Built Backwards: Illuminated Began with the BIG Problems
Most extraction equipment manufacturers do the opposite. They start with a small machine. As customer demand grows, they design larger machines. Then larger machines. Then larger machines again.
On the surface, that progression makes perfect sense.
But scaling extraction equipment is not as simple as making everything bigger.
As throughput increases, entirely new challenges emerge. Solvent recovery behaves differently. Heat transfer changes. Recovery bottlenecks become more pronounced. Infrastructure requirements increase. What worked perfectly at 10 pounds per hour doesn’t necessarily work at 100 pounds per hour. What worked at 100 pounds per day often struggles at 1,000.
At Illuminated Extractors, we took the opposite approach.
We started with the biggest problem first.
The Farm Bill and a Different Vision
When the 2018 Farm Bill passed, much of the industry focused on hemp cultivation.
Illuminated Extractors saw something different. They saw processing at scale.
The assumption was straightforward: if hemp production exploded across the country, processors would need industrial-scale extraction systems capable of handling unprecedented amounts of biomass. Small systems were already becoming bottlenecks. Large-scale processing was going to be a REAL CHALLENGE, to say the least.
So rather than designing a small extractor and hoping it could eventually scale, Illuminated Extractors designed the machine they believed the hemp market would ultimately need.
That machine became the Behemoth. From the beginning, the goal wasn’t dozens of pounds per shift. The goal was processing well over a thousand pounds of biomass in a single eight-hour workday. This primary objective fundamentally changed the engineering requirements.
The problems that appear at industrial scale are often negligible when running in small batches. Solvent recovery, thermal management, flow rates, pressure control, infrastructure demands, and cycle efficiency all become significantly more complex as throughput increases.
Those were the problems Illuminated had to solve first.
Solving the Hardest Problems Early
This decision created a unique engineering advantage. While much of the industry was refining small-scale extraction equipment, Illuminated was focused on the challenges that only appear when production reaches industrial volumes.
How do you move that much solvent efficiently?
How do you recover that solvent quickly enough to maintain throughput?
How do you manage heat transfer without creating an endless dependency on larger and larger chillers?
How do you build a system capable of sustaining production day after day without creating operational bottlenecks?

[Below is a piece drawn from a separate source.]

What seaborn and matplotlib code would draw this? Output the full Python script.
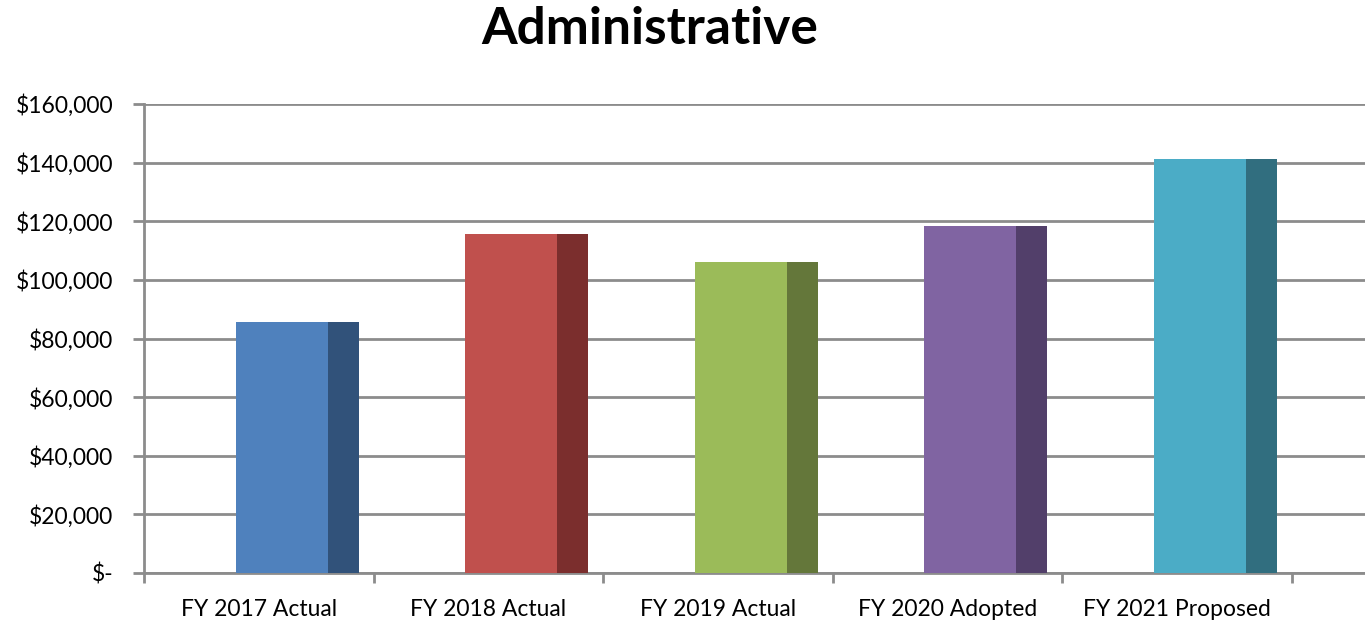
import numpy as np
import pandas as pd
import seaborn as sns
import matplotlib.pyplot as plt
from matplotlib.ticker import FuncFormatter, FixedLocator

# chart values
categories = ['FY 2017 Actual', 'FY 2018 Actual', 'FY 2019 Actual', 'FY 2020 Adopted', 'FY 2021 Proposed']
amounts = [85700, 115700, 106100, 118500, 141100]
front_colors = ['#4F81BD', '#C0504D', '#9BBB59', '#8064A2', '#4BACC6']
side_colors = ['#31527A', '#7B2E2D', '#64773A', '#523F6A', '#316E7F']

df = pd.DataFrame({'category': categories, 'amount': amounts})

sns.set_style('white')
plt.rcParams['font.family'] = ['Lato', 'DejaVu Sans']

fig = plt.figure(figsize=(13.65, 6.22), dpi=100)
ax = fig.add_axes([144 / 1365, 49 / 622, 1221 / 1365, 469 / 622])

# front faces of the pseudo-3D columns
sns.barplot(data=df, x='category', y='amount', hue='category', palette=front_colors,
            width=0.4, legend=False, ax=ax, saturation=1, zorder=3)
shift = 0.1
for p in ax.patches:
    p.set_x(p.get_x() + shift)
    p.set_linewidth(0)

# darker side faces
xs = np.arange(len(categories))
ax.bar(xs + shift + 0.2 + 0.0675, amounts, width=0.135, color=side_colors, linewidth=0, zorder=3)

ax.set_xlim(-0.5, 4.82)
ax.set_ylim(0, 160000)
ax.set_yticks(np.arange(0, 160001, 20000))
ax.yaxis.set_major_formatter(FuncFormatter(lambda v, _: '$-' if v == 0 else f'${v:,.0f}'))
ax.grid(axis='y', color='#8C8C8C', linewidth=2, zorder=0)
ax.set_axisbelow(True)

for side in ['top', 'right']:
    ax.spines[side].set_visible(False)
for side in ['left', 'bottom']:
    ax.spines[side].set_color('#8C8C8C')
    ax.spines[side].set_linewidth(2)

ax.tick_params(axis='y', which='major', length=8, width=2, color='#8C8C8C', labelsize=16.5,
               labelcolor='black', pad=14, left=True)
ax.tick_params(axis='x', which='major', length=0, labelsize=16.5, labelcolor='black', pad=19)
ax.xaxis.set_minor_locator(FixedLocator(np.arange(-0.5, 5, 1.0)))
ax.tick_params(axis='x', which='minor', length=7, width=2, color='#8C8C8C', bottom=True)
ax.set_xlabel('')
ax.set_ylabel('')

fig.text(650 / 1365, 1 - 29 / 622, 'Administrative', ha='center', va='center',
         fontsize=37, fontweight='bold', color='black')

fig.savefig('out.png', dpi=100)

The answers to those questions ultimately became the foundation of many of Illuminated’s defining technologies. Rather than discovering scaling problems later, the company was forced to confront them immediately. The result was a fundamentally different approach to extraction system design.
Before Isolate Was Mainstream
The same philosophy appeared in post-processing.
Long before cannabinoid isolate became one of the industry’s most sought after products, Illuminated was already exploring crystallization and isolation techniques using hemp-derived cannabinoids.
At the time, most processors weren’t focused on isolate production. Many didn’t yet realize what was possible, in-line. Illuminated Extractors has been producing it in-line, and at scale, since 2019.
Crashing isolate from hemp was often more difficult than similar processes involving cannabis-derived material. The chemistry required tighter process control, more experimentation, and a deeper understanding of extraction and crystallization behavior. Those early efforts provided valuable insight into a product category that would later become one of the industry’s most important outputs. Years before THCa isolate became a major commercial product, Illuminated was already working through the technical challenges associated with producing highly refined cannabinoid ingredients.
The market eventually caught up. The engineering knowledge remains.
Why This Matters Today
The importance of this story isn’t historical. It’s practical. Many extraction manufacturers are still navigating challenges that naturally emerge when equipment originally designed for smaller applications is pushed toward larger production environments. Scaling always introduces new variables. New thermal loads. New recovery demands. New infrastructure requirements. New bottlenecks. Illuminated encountered those variables first because the Behemoth demanded it.
The company was forced to solve industrial-scale problems before designing smaller systems. That engineering sequence is a significant context. Because the E4K Series, Turbo platforms, FASTFLOW solvent recovery architecture, ProJak DX refrigeration, and more were developed by a team that started at the largest scale and worked backward.
Where most manufacturers scaled up into new problems, we scaled down and have it dialed at every level, now.
Engineering from the Top Down
Today, the Behemoth remains a reflection of the philosophy that started the company. Solve the hardest problems first. Design for scale first. Engineer around throughput first. Then apply those solutions across the rest of the product line.
That approach continues to influence every system Illuminated Extractors designs and manufactures.
The reason an E4K performs differently isn’t simply because it’s a well-designed small machine. It’s because it inherited solutions developed on a platform originally engineered to process industrial-scale volumes. The industry’s future will continue to demand greater efficiency, larger throughput, and more refined products.
Fortunately, those are exactly the challenges Illuminated Extractors was built to solve from day one.